- Born: Georgette Augusta Christina Lichtenstein 1863 Budapest, Hungary
- Died: 19 April 1947 (aged 83–84) Swanage, Dorset, England
- Occupation: Composer

= Georgette Peterson =

Composer, singer and pianist (1863–1947)

Georgette Augusta Christina Peterson (1863 – 19 April 1947) was a Hungarian-born composer, singer and pianist. Best known as Georgette Peterson, she conducted a choir of 1300 women at the 1907 Australian Exhibition of Women's Work.

== Life ==
Georgette Augusta Christina Lichtenstein was born in Budapest in 1863.

She married Franklin Sievright Peterson in 1890 in Croydon, Surrey.
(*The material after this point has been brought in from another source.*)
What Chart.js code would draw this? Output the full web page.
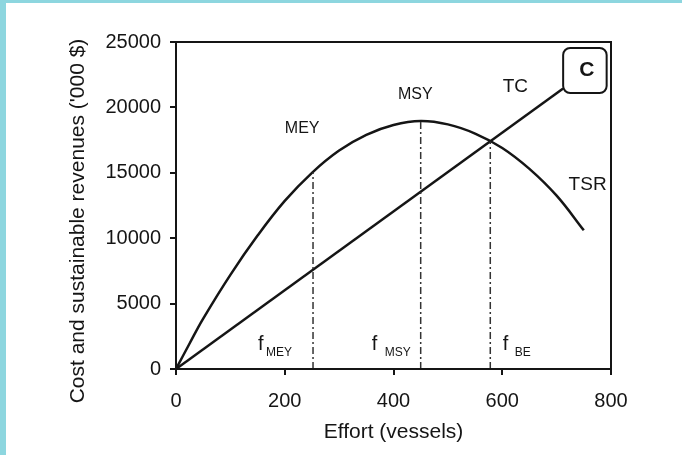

She later accompanied him to Australia where he took up the professorship of music at the University of Melbourne, replacing George Marshall-Hall in 1901.

Peterson conducted the 1300-voice choir of women at the opening of the Australian Exhibition of Women's Work held in Melbourne in 1907. Her orchestration for the Exhibition Ode, "God Guide Australia", was placed second to a version by Florence Maude Ewart. The Melbourne Punch reviewer, however, considered Peterson's superior in its "perennial flow of captivating and original melody".
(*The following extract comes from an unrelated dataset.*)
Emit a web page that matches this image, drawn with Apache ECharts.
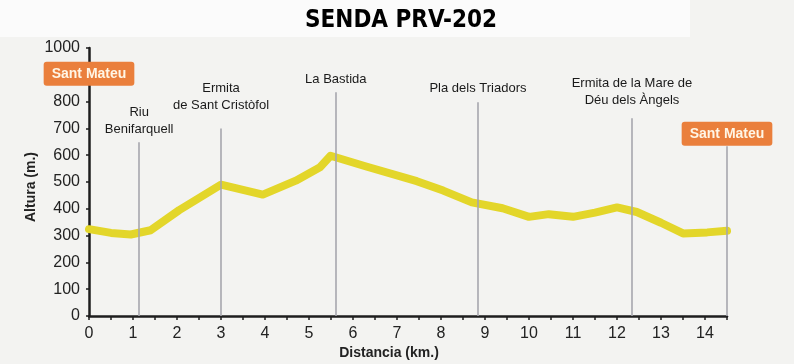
<!DOCTYPE html>
<html>
<head>
<meta charset="utf-8">
<script src="https://cdn.jsdelivr.net/npm/echarts@6/dist/echarts.min.js"></script>
<style>
html,body{margin:0;padding:0;background:#f2f2f0;}
#c{width:794px;height:364px;}
</style>
</head>
<body>
<div id="c"></div>
<script>
// Elevation profile (km, metres)
const profileKm  = [0, 0.5, 0.95, 1.4, 2.05, 3.0, 3.95, 4.7, 5.25, 5.49, 6.3, 7.45, 8.05, 8.7, 9.4, 10.0, 10.45, 11.0, 11.5, 12.0, 12.45, 13.0, 13.5, 14.05, 14.5];
const profileAlt = [324, 310, 304, 320, 395, 490, 453, 505, 555, 598, 558, 503, 468, 424, 402, 370, 380, 370, 386, 405, 388, 348, 308, 312, 318];

// Waypoints along the route
const waypointNames  = ['Riu\nBenifarquell', 'Ermita\nde Sant Cristòfol', 'La Bastida', 'Pla dels Triadors', 'Ermita de la Mare de\nDéu dels Àngels', 'Sant Mateu'];
const waypointKm     = [1.14, 3.0, 5.61, 8.84, 12.34, 14.5];
const waypointLineTop= [648, 700, 835, 798, 738, 633];
const waypointLabelY = [664, 754, 852, 818, 774, 680];

// Start / end badges
const badgeNames = ['Sant Mateu', 'Sant Mateu'];
const badgeKm    = [0, 14.5];
const badgeAlt   = [904, 680];

const xTicks = [0, 14.5, 0.5];   // min, max, tick step (labels at whole km)
const yTicks = [0, 1000, 100];

const chart = echarts.init(document.getElementById('c'), null, {renderer: 'canvas'});

const lineData = profileKm.map((k, i) => [k, profileAlt[i]]);
const markLines = waypointKm.map((k, i) => [{coord: [k, 0]}, {coord: [k, waypointLineTop[i]]}]);
const wpLabelData = waypointKm.slice(0, 5).map((k, i) => ({value: [k, waypointLabelY[i]], name: waypointNames[i]}));
const badgeData = badgeKm.map((k, i) => ({value: [k, badgeAlt[i]], name: badgeNames[i]}));

const FONT = '"Liberation Sans", Arial, sans-serif';

chart.setOption({
  backgroundColor: '#f3f3f1',
  animation: false,
  graphic: [
    {type: 'rect', left: 0, top: 0, shape: {width: 690, height: 37}, style: {fill: '#fbfbfb'}, z: -10},
    {type: 'text', left: 305, top: 9,
      style: {text: 'SENDA PRV-202', font: 'bold 24px "DejaVu Sans Condensed", "DejaVu Sans", sans-serif', fill: '#000'}},
    {type: 'text', x: 31, y: 187, rotation: Math.PI / 2,
      style: {text: 'Altura (m.)', font: 'bold 14px ' + FONT, fill: '#222', align: 'center', verticalAlign: 'middle'}},
    {type: 'text', x: 389, y: 353,
      style: {text: 'Distancia (km.)', font: 'bold 14px ' + FONT, fill: '#222', align: 'center', verticalAlign: 'middle'}}
  ],
  grid: {left: 89, right: 67, top: 48, bottom: 48, containLabel: false},
  xAxis: {
    type: 'value', min: xTicks[0], max: xTicks[1], interval: xTicks[2],
    axisLine: {show: true, lineStyle: {color: '#1e1e1e', width: 2.5}},
    axisTick: {show: true, length: 4, lineStyle: {color: '#1e1e1e', width: 1.5}},
    splitLine: {show: false},
    axisLabel: {
      fontSize: 16, color: '#222', fontFamily: FONT, margin: 10,
      formatter: v => (Math.abs(v - Math.round(v)) < 1e-9 && v <= 14) ? String(Math.round(v)) : ''
    }
  },
  yAxis: {
    type: 'value', min: yTicks[0], max: yTicks[1], interval: yTicks[2],
    axisLine: {show: true, lineStyle: {color: '#1e1e1e', width: 2.5}},
    axisTick: {show: true, length: 3, lineStyle: {color: '#1e1e1e', width: 1.5}},
    splitLine: {show: false},
    axisLabel: {fontSize: 16, color: '#222', fontFamily: FONT, margin: 9, formatter: v => String(v)}
  },
  series: [
    {
      type: 'scatter', z: 1, symbolSize: 0, silent: true,
      itemStyle: {opacity: 1},
      data: wpLabelData,
      label: {
        show: true, position: 'top', distance: 0,
        formatter: p => p.name, fontSize: 13, lineHeight: 17, color: '#1a1a1a', fontFamily: FONT, align: 'center'
      },
      markLine: {
        silent: true, symbol: ['none', 'none'], label: {show: false},
        lineStyle: {color: '#a6a6ae', width: 1.6, type: 'solid'},
        data: markLines
      }
    },
    {
      type: 'line', z: 3, data: lineData, showSymbol: false, smooth: false,
      lineStyle: {color: '#e3d62a', width: 8, cap: 'round', join: 'round'}
    },
    {
      type: 'scatter', z: 10, symbolSize: 0, silent: true,
      itemStyle: {opacity: 1},
      data: badgeData,
      label: {
        show: true, position: 'inside', formatter: p => p.name,
        fontSize: 14, fontWeight: 'bold', color: '#fff6e6', fontFamily: FONT,
        backgroundColor: '#ea7f3c', padding: [5, 8, 5, 8], borderRadius: 3
      }
    }
  ]
});
</script>
</body>
</html>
Peterson's husband died in 1914. She lived in South Yarra during World War I and her son Franklin George Peterson (born in Edinburgh in 1891) served in Rabaul, Papua New Guinea in 1918. She sailed for London in 1920 per the White Star liner, Ceramic. After that, little is recorded of Peterson's life.

She was living at Swanage in Dorset, England in 1943 when visited by Hubert Clifford of the BBC in 1943. He programmed some of her songs to celebrate Australia Day in England.
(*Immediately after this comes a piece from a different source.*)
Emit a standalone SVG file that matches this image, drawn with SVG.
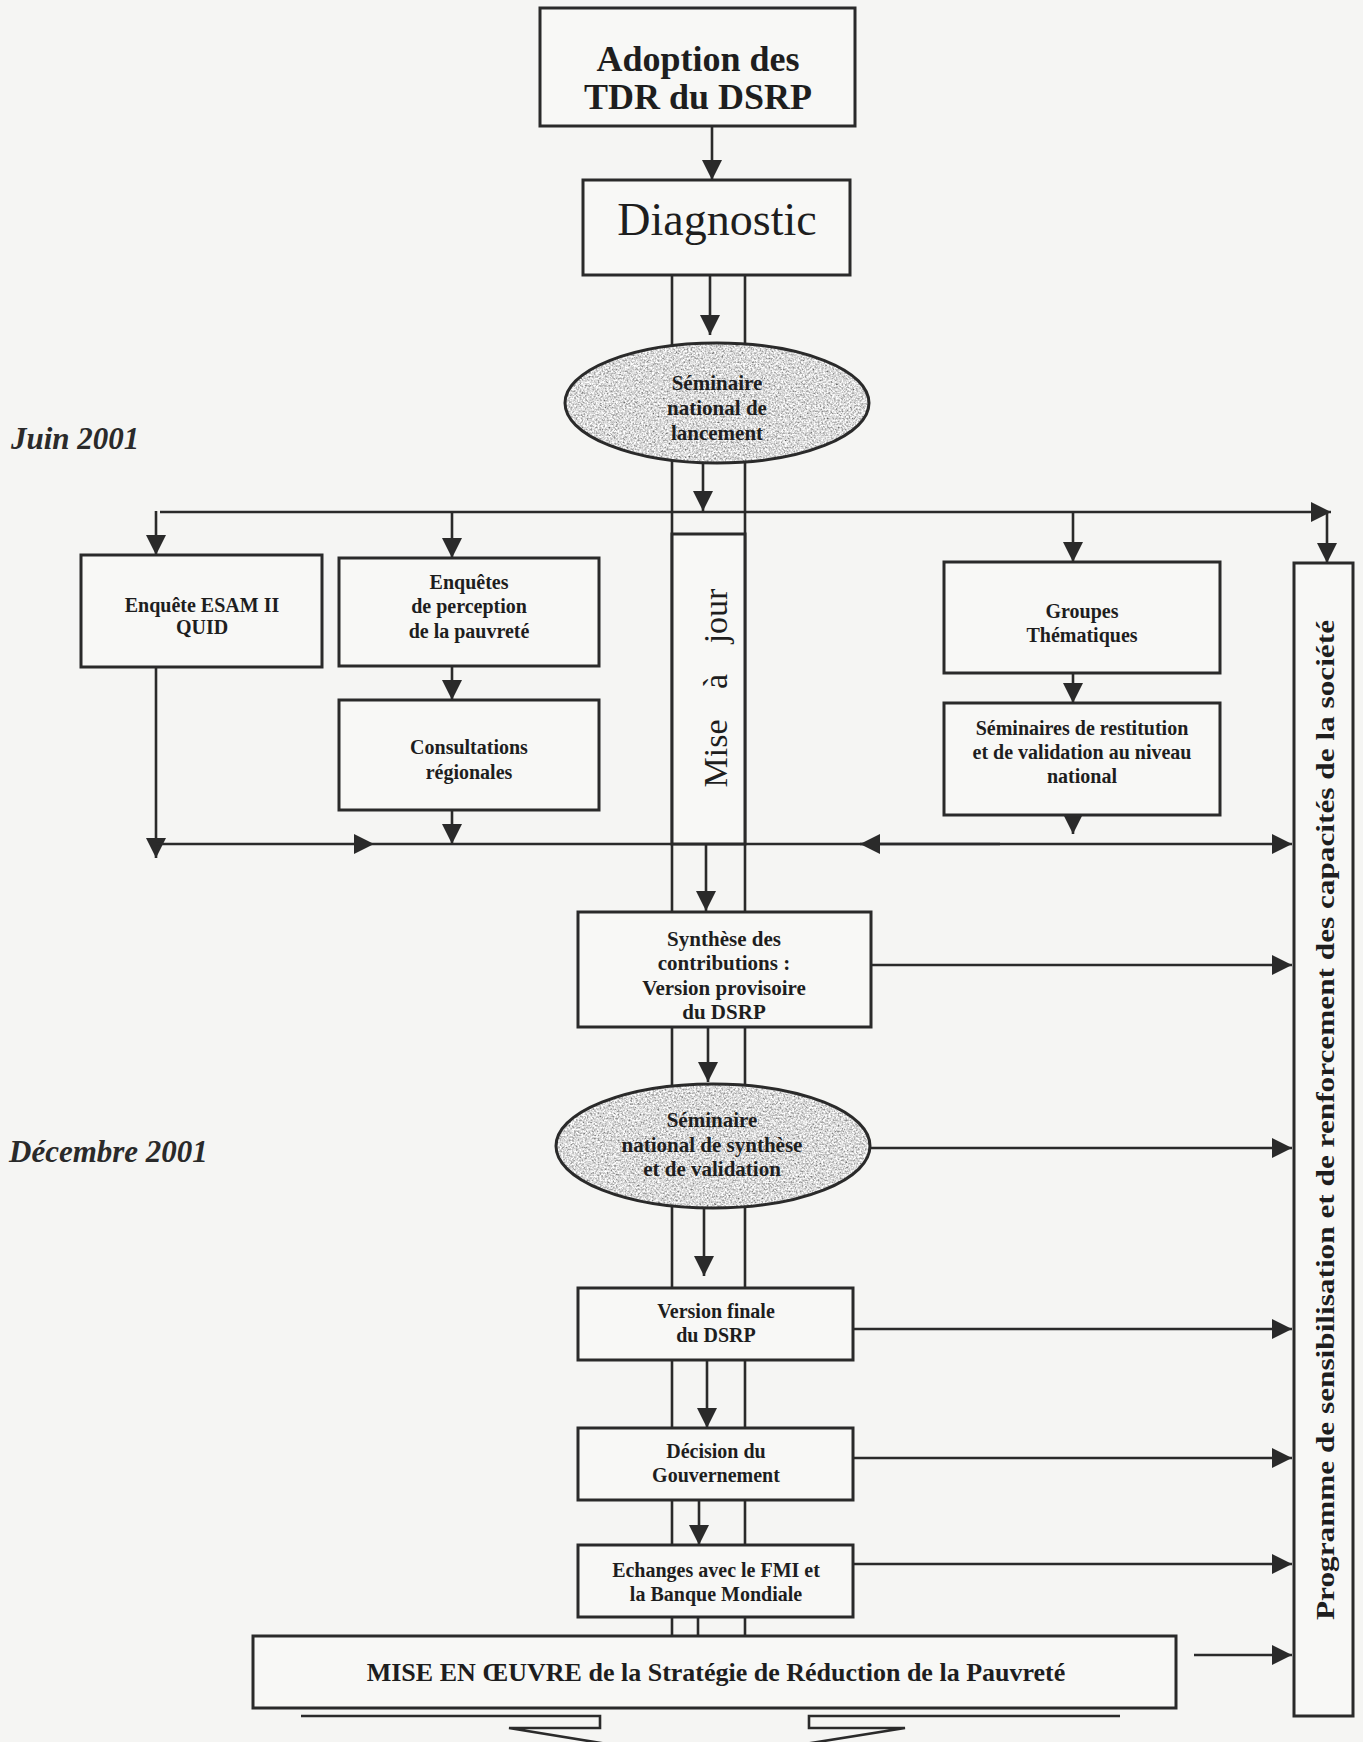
<svg xmlns="http://www.w3.org/2000/svg" width="1363" height="1742" viewBox="0 0 1363 1742">
<style>
.bg{fill:#f5f5f3}
.box{fill:#f8f8f6;stroke:#2a2a2a;stroke-width:3}
.ell{stroke:#2a2a2a;stroke-width:3}
.ln{fill:none;stroke:#2a2a2a;stroke-width:2.6}
.col{fill:none;stroke:#2a2a2a;stroke-width:2.6}
.arr{fill:none;stroke:#2a2a2a;stroke-width:2.6;marker-end:url(#ah)}
.t{font-family:"Liberation Serif","Times New Roman",serif;font-weight:bold;font-size:20px;fill:#1e1e1e;text-anchor:middle}
.big{font-size:36px}
.diag{font-weight:normal;font-size:46px}
.date{font-family:"Liberation Serif","Times New Roman",serif;font-style:italic;font-weight:bold;font-size:31px;fill:#2a2a2a}
</style>
<defs>
<marker id="ah" viewBox="0 0 20 20" refX="20" refY="10" markerWidth="20" markerHeight="20" markerUnits="userSpaceOnUse" orient="auto">
<path d="M0,0 L20,10 L0,20 z" fill="#2a2a2a"/>
</marker>
<filter id="grain" x="0" y="0" width="100%" height="100%">
<feTurbulence type="fractalNoise" baseFrequency="0.55" numOctaves="3" seed="7" result="n"/>
<feColorMatrix in="n" type="matrix" values="1.5 0 0 0 -0.05  1.5 0 0 0 -0.05  1.5 0 0 0 -0.05  0 0 0 0 1" result="g"/>
<feComposite in="g" in2="SourceGraphic" operator="in"/>
</filter>
<filter id="grainLight" x="0" y="0" width="100%" height="100%">
<feTurbulence type="fractalNoise" baseFrequency="0.9" numOctaves="2" seed="3" result="n"/>
<feColorMatrix in="n" type="matrix" values="0.6 0 0 0 0.62  0.6 0 0 0 0.62  0.6 0 0 0 0.62  0 0 0 0 1" result="g"/>
<feComposite in="g" in2="SourceGraphic" operator="in"/>
</filter>
</defs>
<rect class="bg" x="0" y="0" width="1363" height="1742"/>

<g id="connectors">
<!-- column (Mise à jour band) -->
<line class="col" x1="672" y1="275" x2="672" y2="1636"/>
<line class="col" x1="745" y1="275" x2="745" y2="1636"/>
<!-- main flow -->
<line class="arr" x1="712" y1="126" x2="712" y2="180"/>
<line class="arr" x1="710" y1="275" x2="710" y2="335"/>
<line class="arr" x1="703" y1="462" x2="703" y2="511"/>
<!-- upper distribution line -->
<line class="arr" x1="160" y1="512" x2="1331" y2="512"/>
<line class="arr" x1="156" y1="511" x2="156" y2="555"/>
<line class="arr" x1="452" y1="512" x2="452" y2="558"/>
<line class="arr" x1="1073" y1="512" x2="1073" y2="562"/>
<line class="arr" x1="1327" y1="512" x2="1327" y2="563"/>
<line class="arr" x1="452" y1="666" x2="452" y2="700"/>
<line class="arr" x1="1073" y1="673" x2="1073" y2="703"/>
<!-- lower collection line -->
<line class="arr" x1="156" y1="667" x2="156" y2="858"/>
<line class="arr" x1="156" y1="844" x2="374" y2="844"/>
<line class="arr" x1="374" y1="844" x2="1292" y2="844"/>
<line class="arr" x1="1000" y1="844" x2="860" y2="844"/>
<line class="arr" x1="452" y1="810" x2="452" y2="844"/>
<line class="arr" x1="1073" y1="800" x2="1073" y2="834"/>
<line class="arr" x1="706" y1="844" x2="706" y2="911"/>
<!-- lower flow -->
<line class="arr" x1="871" y1="965" x2="1292" y2="965"/>
<line class="arr" x1="708" y1="1027" x2="708" y2="1082"/>
<line class="arr" x1="870" y1="1148" x2="1292" y2="1148"/>
<line class="arr" x1="704" y1="1206" x2="704" y2="1276"/>
<line class="arr" x1="853" y1="1329" x2="1292" y2="1329"/>
<line class="arr" x1="707" y1="1360" x2="707" y2="1428"/>
<line class="arr" x1="853" y1="1458" x2="1292" y2="1458"/>
<line class="arr" x1="699" y1="1500" x2="699" y2="1545"/>
<line class="arr" x1="853" y1="1564" x2="1292" y2="1564"/>
<line class="arr" x1="698" y1="1617" x2="698" y2="1666"/>
<line class="arr" x1="1194" y1="1655" x2="1292" y2="1655"/>
<!-- bottom block arrow -->
<path class="ln" d="M301,1716 H600 V1728 H509 L705,1760"/>
<path class="ln" d="M1120,1716 H809 V1728 H905 L705,1760"/>
</g>

<g id="n-adoption">
<rect class="box" x="540" y="8" width="315" height="118"/>
<text class="t big" x="698" y="71">Adoption des</text>
<text class="t big" x="698" y="109">TDR du DSRP</text>
</g>
<g id="n-diagnostic">
<rect class="box" x="583" y="180" width="267" height="95"/>
<text class="t diag" x="717" y="235">Diagnostic</text>
</g>
<g id="n-seminaire-lancement">
<ellipse cx="717" cy="403" rx="152" ry="60" fill="#bdbdbd" filter="url(#grain)"/>
<ellipse class="ell" cx="717" cy="403" rx="152" ry="60" fill="none"/>
<text class="t" style="font-size:21px" x="717" y="390">Séminaire</text>
<text class="t" style="font-size:21px" x="717" y="415">national de</text>
<text class="t" style="font-size:21px" x="717" y="440">lancement</text>
</g>
<g id="n-mise-a-jour">
<rect class="box" x="672" y="534" width="73" height="310"/>
<text class="t" style="font-weight:normal;font-size:34px;word-spacing:22px" transform="translate(727,688) rotate(-90)">Mise à jour</text>
</g>
<g id="n-esam">
<rect class="box" x="81" y="555" width="241" height="112"/>
<text class="t" x="202" y="612">Enquête ESAM II</text>
<text class="t" x="202" y="634">QUID</text>
</g>
<g id="n-enquetes">
<rect class="box" x="339" y="558" width="260" height="108"/>
<text class="t" x="469" y="589">Enquêtes</text>
<text class="t" x="469" y="613">de perception</text>
<text class="t" x="469" y="638">de la pauvreté</text>
</g>
<g id="n-consultations">
<rect class="box" x="339" y="700" width="260" height="110"/>
<text class="t" x="469" y="754">Consultations</text>
<text class="t" x="469" y="779">régionales</text>
</g>
<g id="n-groupes">
<rect class="box" x="944" y="562" width="276" height="111"/>
<text class="t" x="1082" y="618">Groupes</text>
<text class="t" x="1082" y="642">Thématiques</text>
</g>
<g id="n-seminaires-restitution">
<rect class="box" x="944" y="703" width="276" height="112"/>
<text class="t" x="1082" y="735">Séminaires de restitution</text>
<text class="t" x="1082" y="759">et de validation au niveau</text>
<text class="t" x="1082" y="783">national</text>
</g>
<g id="n-synthese">
<rect class="box" x="578" y="912" width="293" height="115"/>
<text class="t" style="font-size:21px" x="724" y="946">Synthèse des</text>
<text class="t" style="font-size:21px" x="724" y="970">contributions :</text>
<text class="t" style="font-size:21px" x="724" y="995">Version provisoire</text>
<text class="t" style="font-size:21px" x="724" y="1019">du DSRP</text>
</g>
<g id="n-seminaire-synthese">
<ellipse cx="713" cy="1146" rx="157" ry="62" fill="#bdbdbd" filter="url(#grain)"/>
<ellipse class="ell" cx="713" cy="1146" rx="157" ry="62" fill="none"/>
<text class="t" style="font-size:21px" x="712" y="1127">Séminaire</text>
<text class="t" style="font-size:21px" x="712" y="1152">national de synthèse</text>
<text class="t" style="font-size:21px" x="712" y="1176">et de validation</text>
</g>
<g id="n-version-finale">
<rect class="box" x="578" y="1288" width="275" height="72"/>
<text class="t" x="716" y="1318">Version finale</text>
<text class="t" x="716" y="1342">du DSRP</text>
</g>
<g id="n-decision">
<rect class="box" x="578" y="1428" width="275" height="72"/>
<text class="t" x="716" y="1458">Décision du</text>
<text class="t" x="716" y="1482">Gouvernement</text>
</g>
<g id="n-echanges">
<rect class="box" x="578" y="1545" width="275" height="72"/>
<text class="t" x="716" y="1577">Echanges avec le FMI et</text>
<text class="t" x="716" y="1601">la Banque Mondiale</text>
</g>
<g id="n-mise-en-oeuvre">
<rect class="box" x="253" y="1636" width="923" height="72"/>
<text class="t" style="font-size:26px" x="716" y="1681">MISE EN ŒUVRE de la Stratégie de Réduction de la Pauvreté</text>
</g>
<g id="n-programme">
<rect x="1294" y="563" width="59" height="1153" fill="#eeeeec" filter="url(#grainLight)"/>
<rect class="box" x="1294" y="563" width="59" height="1153" fill="none"/>
<text class="t" style="font-size:26px" textLength="1000" lengthAdjust="spacingAndGlyphs" transform="translate(1334,1120) rotate(-90)">Programme de sensibilisation et  de renforcement des capacités de la société</text>
</g>
<g id="labels">
<text class="date" x="11" y="449">Juin 2001</text>
<text class="date" x="9" y="1162">Décembre 2001</text>
</g>
</svg>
In 1946 the Australian Broadcasting Commission produced a series of radio playlets written by G. K. Saunders which including bush songs by Peterson performed by child actress, eight-year-old Andrina Watton.

She died at Swanage on 19 April 1947.
== Works ==

=== Collections ===

- Rentoul, Annie R.. "Australian Songs for Young and Old". Republished by George Robertson (1908), (1910), (1924)
- Rentoul, Annie R.. "Bush Songs of Australia for Young and Old". Republished by Allan and Co. (1924), George Robertson (1924)
- Rentoul, Annie R.. "More Australian Songs for Young and Old". Republished by Allan and Co. (1924)
- Rentoul, Annie R.. "Australian Bus Songs"

=== Songs ===

- Rentoul, Annie R.. "God Guide Australia"
- Rentoul, Annie R.. "Australia's Song of Empire"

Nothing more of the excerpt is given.